> _Data for the task_:
------

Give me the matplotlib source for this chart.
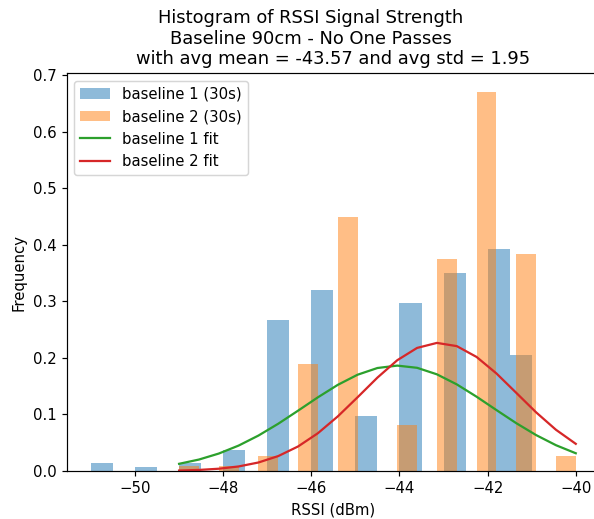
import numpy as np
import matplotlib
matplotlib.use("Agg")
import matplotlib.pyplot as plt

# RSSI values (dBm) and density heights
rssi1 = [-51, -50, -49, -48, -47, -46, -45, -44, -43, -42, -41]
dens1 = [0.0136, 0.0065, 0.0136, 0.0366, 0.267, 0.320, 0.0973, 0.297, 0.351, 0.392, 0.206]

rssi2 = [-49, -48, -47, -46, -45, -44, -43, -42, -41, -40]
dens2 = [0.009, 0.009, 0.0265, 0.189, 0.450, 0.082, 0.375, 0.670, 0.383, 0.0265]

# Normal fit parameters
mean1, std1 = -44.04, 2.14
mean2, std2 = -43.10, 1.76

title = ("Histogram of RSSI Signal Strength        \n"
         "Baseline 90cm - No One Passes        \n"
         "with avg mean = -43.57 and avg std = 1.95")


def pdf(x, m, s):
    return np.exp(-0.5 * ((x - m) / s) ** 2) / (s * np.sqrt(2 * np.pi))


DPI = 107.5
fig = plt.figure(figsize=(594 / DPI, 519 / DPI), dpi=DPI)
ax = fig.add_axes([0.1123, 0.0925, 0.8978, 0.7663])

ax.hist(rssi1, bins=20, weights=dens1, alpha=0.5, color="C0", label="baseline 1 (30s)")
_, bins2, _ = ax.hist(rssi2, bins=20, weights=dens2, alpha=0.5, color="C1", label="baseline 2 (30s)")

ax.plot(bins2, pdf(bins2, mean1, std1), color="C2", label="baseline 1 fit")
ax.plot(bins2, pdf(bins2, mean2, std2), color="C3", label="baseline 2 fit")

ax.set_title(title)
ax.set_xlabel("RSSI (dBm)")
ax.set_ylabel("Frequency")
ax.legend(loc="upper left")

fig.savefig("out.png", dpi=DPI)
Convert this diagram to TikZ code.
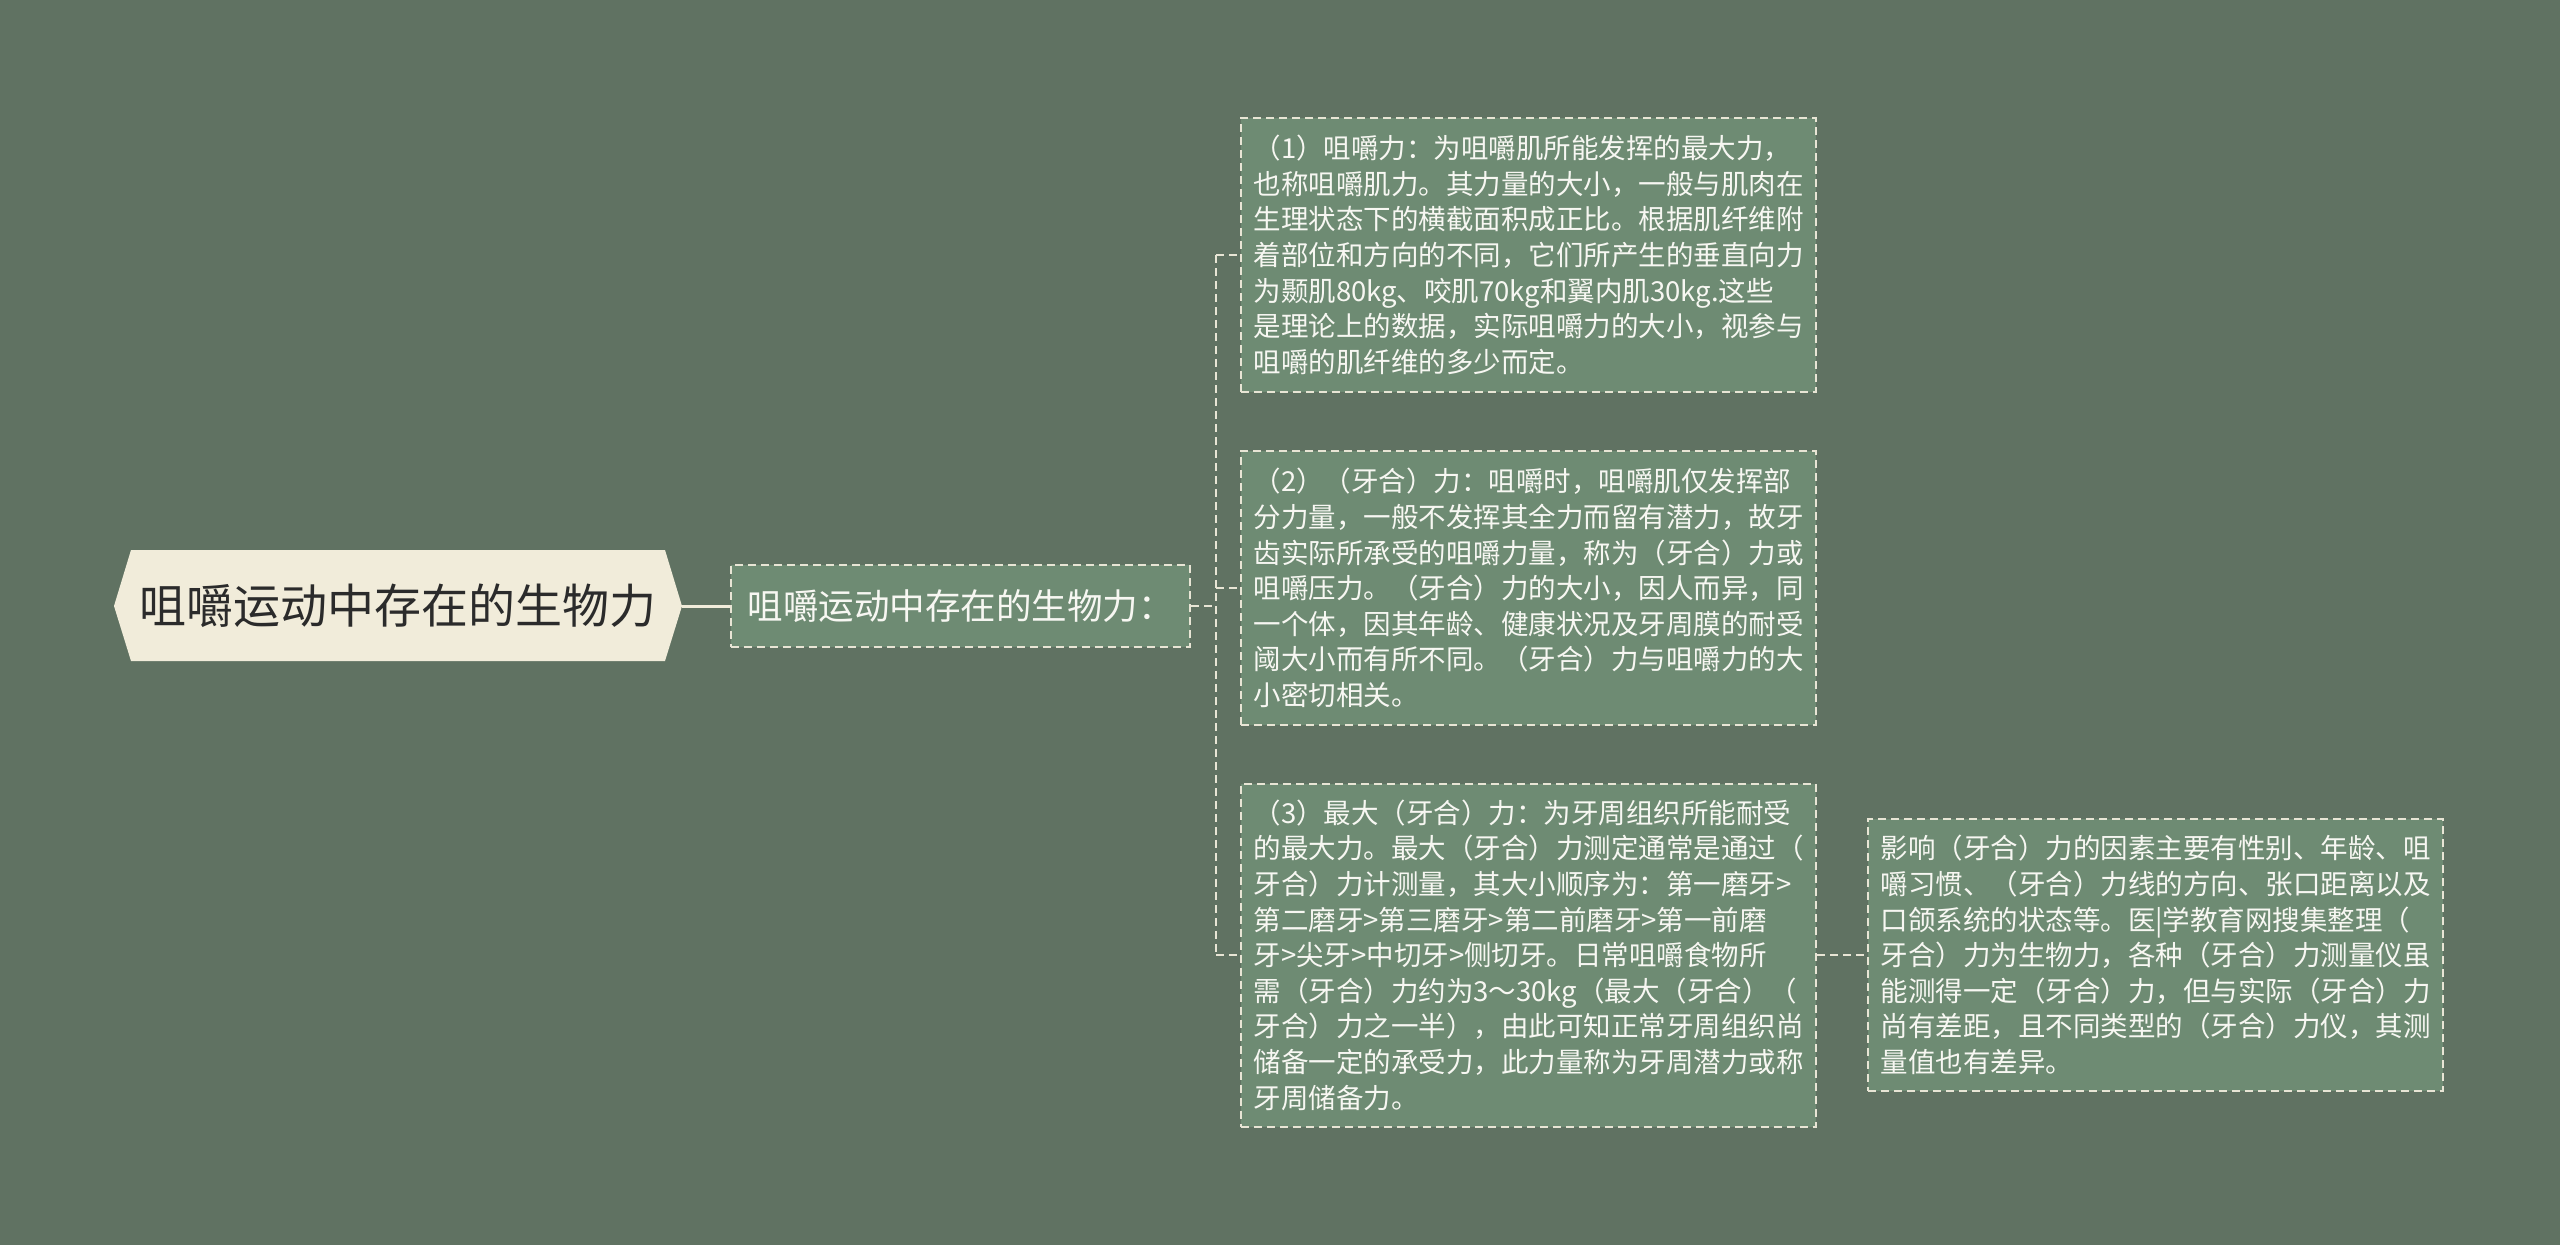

------

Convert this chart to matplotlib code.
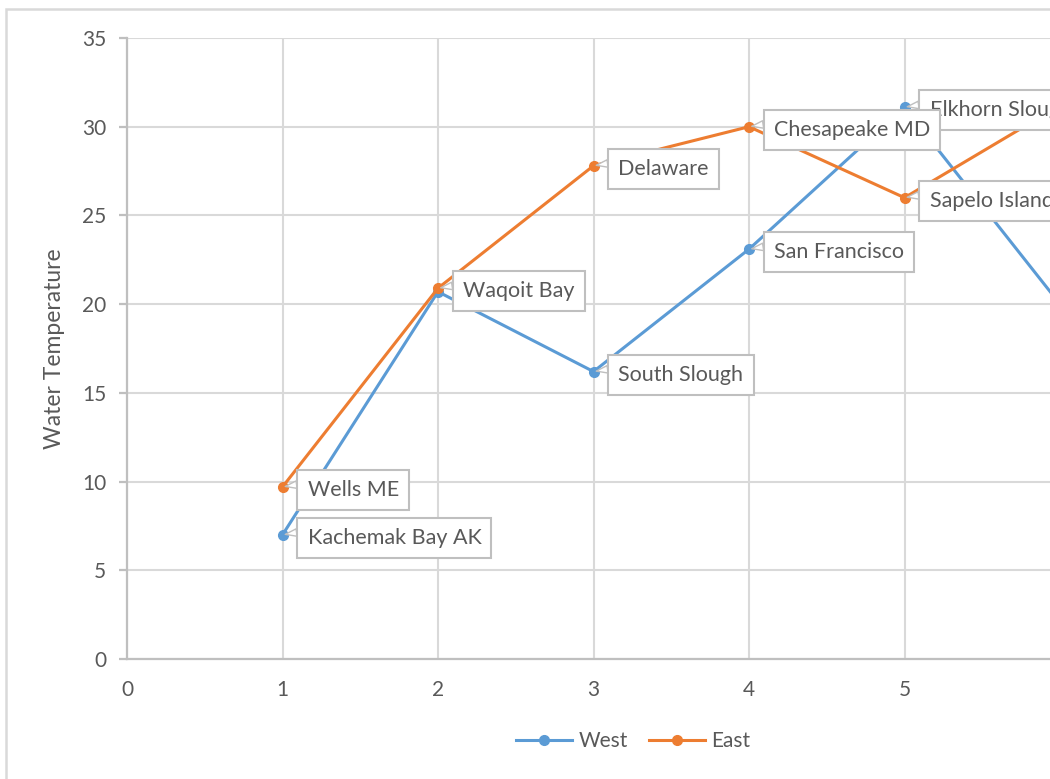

------

> _Required work_: The required answer is a single number: the count of lines in the entries that hold the string "matplotlib".

> _Correct result_: 5